EXERCISE BRIEF → Output the data word for word, dropping every image.

DATA →
****************************************

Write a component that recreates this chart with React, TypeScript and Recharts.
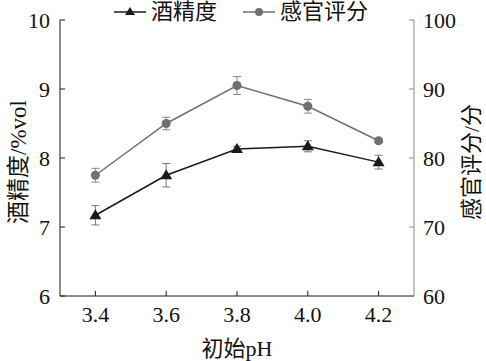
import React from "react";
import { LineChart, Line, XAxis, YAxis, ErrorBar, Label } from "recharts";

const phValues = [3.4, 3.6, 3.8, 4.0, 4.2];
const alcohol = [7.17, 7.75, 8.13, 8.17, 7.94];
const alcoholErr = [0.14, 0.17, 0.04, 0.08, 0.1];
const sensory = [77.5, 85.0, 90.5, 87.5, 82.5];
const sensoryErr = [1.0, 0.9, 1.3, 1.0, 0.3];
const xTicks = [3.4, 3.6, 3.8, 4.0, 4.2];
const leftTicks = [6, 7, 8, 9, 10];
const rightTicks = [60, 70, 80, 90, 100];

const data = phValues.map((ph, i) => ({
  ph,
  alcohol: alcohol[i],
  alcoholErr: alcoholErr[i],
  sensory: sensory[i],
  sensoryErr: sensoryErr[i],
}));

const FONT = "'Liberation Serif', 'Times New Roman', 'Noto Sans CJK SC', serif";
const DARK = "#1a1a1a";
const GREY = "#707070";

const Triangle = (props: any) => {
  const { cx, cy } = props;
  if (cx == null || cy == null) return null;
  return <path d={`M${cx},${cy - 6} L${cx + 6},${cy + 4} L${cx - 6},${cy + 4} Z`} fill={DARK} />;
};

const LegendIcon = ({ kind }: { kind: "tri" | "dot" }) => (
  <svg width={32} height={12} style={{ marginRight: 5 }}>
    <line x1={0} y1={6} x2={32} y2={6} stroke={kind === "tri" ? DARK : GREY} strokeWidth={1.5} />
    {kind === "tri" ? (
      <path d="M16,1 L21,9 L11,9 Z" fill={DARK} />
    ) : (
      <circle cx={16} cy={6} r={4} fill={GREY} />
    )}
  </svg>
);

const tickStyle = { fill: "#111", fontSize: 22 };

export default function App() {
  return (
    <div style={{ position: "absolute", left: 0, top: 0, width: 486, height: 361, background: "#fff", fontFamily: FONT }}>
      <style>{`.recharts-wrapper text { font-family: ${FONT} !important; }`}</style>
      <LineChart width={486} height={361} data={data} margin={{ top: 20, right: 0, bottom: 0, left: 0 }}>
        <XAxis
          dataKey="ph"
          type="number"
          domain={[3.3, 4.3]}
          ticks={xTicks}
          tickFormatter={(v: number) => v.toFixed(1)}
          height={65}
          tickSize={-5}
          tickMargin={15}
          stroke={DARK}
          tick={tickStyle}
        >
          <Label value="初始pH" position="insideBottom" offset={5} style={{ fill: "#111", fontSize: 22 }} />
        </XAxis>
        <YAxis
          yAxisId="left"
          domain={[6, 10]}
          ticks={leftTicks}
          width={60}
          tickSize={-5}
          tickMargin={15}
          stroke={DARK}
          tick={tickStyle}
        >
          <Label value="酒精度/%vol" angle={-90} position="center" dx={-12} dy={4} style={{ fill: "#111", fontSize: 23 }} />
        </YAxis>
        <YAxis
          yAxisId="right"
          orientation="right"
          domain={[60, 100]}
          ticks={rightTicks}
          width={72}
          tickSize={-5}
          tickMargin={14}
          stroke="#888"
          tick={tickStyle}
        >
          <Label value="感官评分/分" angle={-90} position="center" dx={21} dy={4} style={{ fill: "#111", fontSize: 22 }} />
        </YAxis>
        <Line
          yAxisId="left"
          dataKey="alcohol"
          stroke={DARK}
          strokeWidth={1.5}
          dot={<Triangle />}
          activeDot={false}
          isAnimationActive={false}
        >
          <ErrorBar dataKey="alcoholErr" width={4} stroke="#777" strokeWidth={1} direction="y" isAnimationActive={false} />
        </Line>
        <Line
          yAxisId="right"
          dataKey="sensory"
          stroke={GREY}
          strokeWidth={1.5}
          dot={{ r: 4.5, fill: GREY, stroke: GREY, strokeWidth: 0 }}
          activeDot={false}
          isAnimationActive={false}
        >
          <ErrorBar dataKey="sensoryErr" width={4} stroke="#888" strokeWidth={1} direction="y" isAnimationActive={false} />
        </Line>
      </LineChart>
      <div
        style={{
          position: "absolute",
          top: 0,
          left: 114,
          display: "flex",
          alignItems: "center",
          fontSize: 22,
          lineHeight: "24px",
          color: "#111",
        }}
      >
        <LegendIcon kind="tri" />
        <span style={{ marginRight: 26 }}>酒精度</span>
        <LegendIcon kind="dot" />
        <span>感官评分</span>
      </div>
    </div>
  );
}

****************************************

SOLUTION →
Write a component that recreates this chart with React, TypeScript and Recharts.
import React from "react";
import { LineChart, Line, XAxis, YAxis, ErrorBar, Label } from "recharts";

const phValues = [3.4, 3.6, 3.8, 4.0, 4.2];
const alcohol = [7.17, 7.75, 8.13, 8.17, 7.94];
const alcoholErr = [0.14, 0.17, 0.04, 0.08, 0.1];
const sensory = [77.5, 85.0, 90.5, 87.5, 82.5];
const sensoryErr = [1.0, 0.9, 1.3, 1.0, 0.3];
const xTicks = [3.4, 3.6, 3.8, 4.0, 4.2];
const leftTicks = [6, 7, 8, 9, 10];
const rightTicks = [60, 70, 80, 90, 100];

const data = phValues.map((ph, i) => ({
  ph,
  alcohol: alcohol[i],
  alcoholErr: alcoholErr[i],
  sensory: sensory[i],
  sensoryErr: sensoryErr[i],
}));

const FONT = "'Liberation Serif', 'Times New Roman', 'Noto Sans CJK SC', serif";
const DARK = "#1a1a1a";
const GREY = "#707070";

const Triangle = (props: any) => {
  const { cx, cy } = props;
  if (cx == null || cy == null) return null;
  return <path d={`M${cx},${cy - 6} L${cx + 6},${cy + 4} L${cx - 6},${cy + 4} Z`} fill={DARK} />;
};

const LegendIcon = ({ kind }: { kind: "tri" | "dot" }) => (
  <svg width={32} height={12} style={{ marginRight: 5 }}>
    <line x1={0} y1={6} x2={32} y2={6} stroke={kind === "tri" ? DARK : GREY} strokeWidth={1.5} />
    {kind === "tri" ? (
      <path d="M16,1 L21,9 L11,9 Z" fill={DARK} />
    ) : (
      <circle cx={16} cy={6} r={4} fill={GREY} />
    )}
  </svg>
);

const tickStyle = { fill: "#111", fontSize: 22 };

export default function App() {
  return (
    <div style={{ position: "absolute", left: 0, top: 0, width: 486, height: 361, background: "#fff", fontFamily: FONT }}>
      <style>{`.recharts-wrapper text { font-family: ${FONT} !important; }`}</style>
      <LineChart width={486} height={361} data={data} margin={{ top: 20, right: 0, bottom: 0, left: 0 }}>
        <XAxis
          dataKey="ph"
          type="number"
          domain={[3.3, 4.3]}
          ticks={xTicks}
          tickFormatter={(v: number) => v.toFixed(1)}
          height={65}
          tickSize={-5}
          tickMargin={15}
          stroke={DARK}
          tick={tickStyle}
        >
          <Label value="初始pH" position="insideBottom" offset={5} style={{ fill: "#111", fontSize: 22 }} />
        </XAxis>
        <YAxis
          yAxisId="left"
          domain={[6, 10]}
          ticks={leftTicks}
          width={60}
          tickSize={-5}
          tickMargin={15}
          stroke={DARK}
          tick={tickStyle}
        >
          <Label value="酒精度/%vol" angle={-90} position="center" dx={-12} dy={4} style={{ fill: "#111", fontSize: 23 }} />
        </YAxis>
        <YAxis
          yAxisId="right"
          orientation="right"
          domain={[60, 100]}
          ticks={rightTicks}
          width={72}
          tickSize={-5}
          tickMargin={14}
          stroke="#888"
          tick={tickStyle}
        >
          <Label value="感官评分/分" angle={-90} position="center" dx={21} dy={4} style={{ fill: "#111", fontSize: 22 }} />
        </YAxis>
        <Line
          yAxisId="left"
          dataKey="alcohol"
          stroke={DARK}
          strokeWidth={1.5}
          dot={<Triangle />}
          activeDot={false}
          isAnimationActive={false}
        >
          <ErrorBar dataKey="alcoholErr" width={4} stroke="#777" strokeWidth={1} direction="y" isAnimationActive={false} />
        </Line>
        <Line
          yAxisId="right"
          dataKey="sensory"
          stroke={GREY}
          strokeWidth={1.5}
          dot={{ r: 4.5, fill: GREY, stroke: GREY, strokeWidth: 0 }}
          activeDot={false}
          isAnimationActive={false}
        >
          <ErrorBar dataKey="sensoryErr" width={4} stroke="#888" strokeWidth={1} direction="y" isAnimationActive={false} />
        </Line>
      </LineChart>
      <div
        style={{
          position: "absolute",
          top: 0,
          left: 114,
          display: "flex",
          alignItems: "center",
          fontSize: 22,
          lineHeight: "24px",
          color: "#111",
        }}
      >
        <LegendIcon kind="tri" />
        <span style={{ marginRight: 26 }}>酒精度</span>
        <LegendIcon kind="dot" />
        <span>感官评分</span>
      </div>
    </div>
  );
}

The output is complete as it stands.